[DIRECTION]: Gather all lines from the material that contain "this".

[RECORDS PROVIDED]:
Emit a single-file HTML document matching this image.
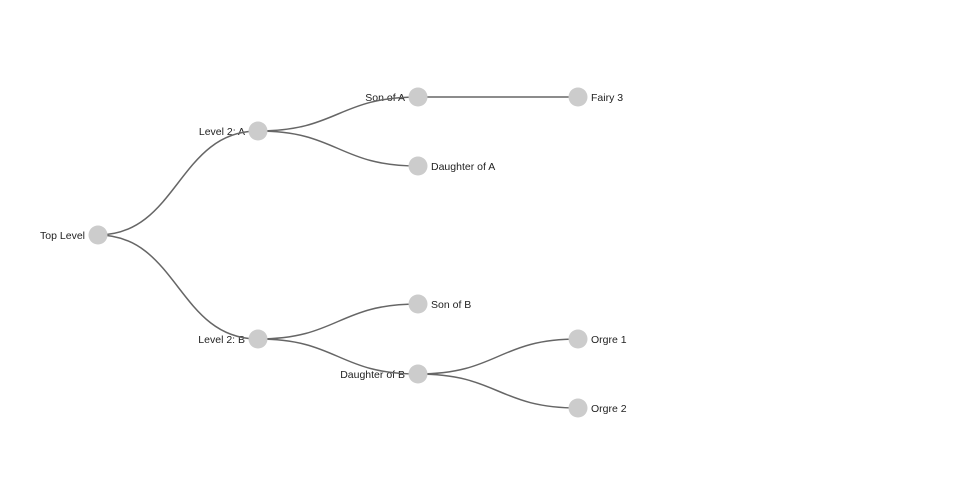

* * *

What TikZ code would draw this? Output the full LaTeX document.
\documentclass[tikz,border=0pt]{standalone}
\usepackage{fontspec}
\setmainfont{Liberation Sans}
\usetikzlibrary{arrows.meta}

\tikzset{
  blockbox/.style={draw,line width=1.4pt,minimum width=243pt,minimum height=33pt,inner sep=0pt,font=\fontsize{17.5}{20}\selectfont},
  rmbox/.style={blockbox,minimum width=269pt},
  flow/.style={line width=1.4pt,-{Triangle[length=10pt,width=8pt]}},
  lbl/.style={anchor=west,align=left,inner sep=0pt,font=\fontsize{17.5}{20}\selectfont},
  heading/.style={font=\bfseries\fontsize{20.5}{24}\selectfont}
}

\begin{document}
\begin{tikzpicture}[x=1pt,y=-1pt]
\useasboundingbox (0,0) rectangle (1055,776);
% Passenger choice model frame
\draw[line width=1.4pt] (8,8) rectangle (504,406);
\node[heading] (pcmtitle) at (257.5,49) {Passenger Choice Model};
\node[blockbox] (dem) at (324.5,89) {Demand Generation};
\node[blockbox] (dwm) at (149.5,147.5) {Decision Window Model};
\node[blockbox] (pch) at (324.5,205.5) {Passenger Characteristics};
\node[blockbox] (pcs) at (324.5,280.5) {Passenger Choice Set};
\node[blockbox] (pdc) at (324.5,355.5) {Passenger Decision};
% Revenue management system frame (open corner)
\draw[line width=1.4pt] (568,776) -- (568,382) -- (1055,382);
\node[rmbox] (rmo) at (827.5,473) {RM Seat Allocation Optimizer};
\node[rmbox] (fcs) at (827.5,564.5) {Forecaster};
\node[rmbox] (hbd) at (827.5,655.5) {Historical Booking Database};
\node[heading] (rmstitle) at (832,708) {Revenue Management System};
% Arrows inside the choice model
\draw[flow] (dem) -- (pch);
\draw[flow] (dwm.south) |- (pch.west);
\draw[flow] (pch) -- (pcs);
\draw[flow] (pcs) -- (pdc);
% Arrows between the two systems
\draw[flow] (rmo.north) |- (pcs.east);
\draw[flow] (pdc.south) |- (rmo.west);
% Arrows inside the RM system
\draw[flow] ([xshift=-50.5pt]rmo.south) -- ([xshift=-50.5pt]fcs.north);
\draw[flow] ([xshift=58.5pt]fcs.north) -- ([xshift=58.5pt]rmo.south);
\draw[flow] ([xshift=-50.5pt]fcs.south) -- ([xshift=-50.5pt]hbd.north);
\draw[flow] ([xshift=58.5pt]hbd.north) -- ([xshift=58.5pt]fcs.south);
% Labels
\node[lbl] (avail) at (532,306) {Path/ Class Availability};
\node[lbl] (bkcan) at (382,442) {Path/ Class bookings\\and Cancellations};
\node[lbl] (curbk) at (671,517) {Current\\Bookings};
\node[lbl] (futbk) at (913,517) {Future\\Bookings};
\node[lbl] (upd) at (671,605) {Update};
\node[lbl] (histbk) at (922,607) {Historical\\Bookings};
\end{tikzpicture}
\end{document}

[COMPLETED EXERCISE]:
Emit a single-file HTML document matching this image.
What TikZ code would draw this? Output the full LaTeX document.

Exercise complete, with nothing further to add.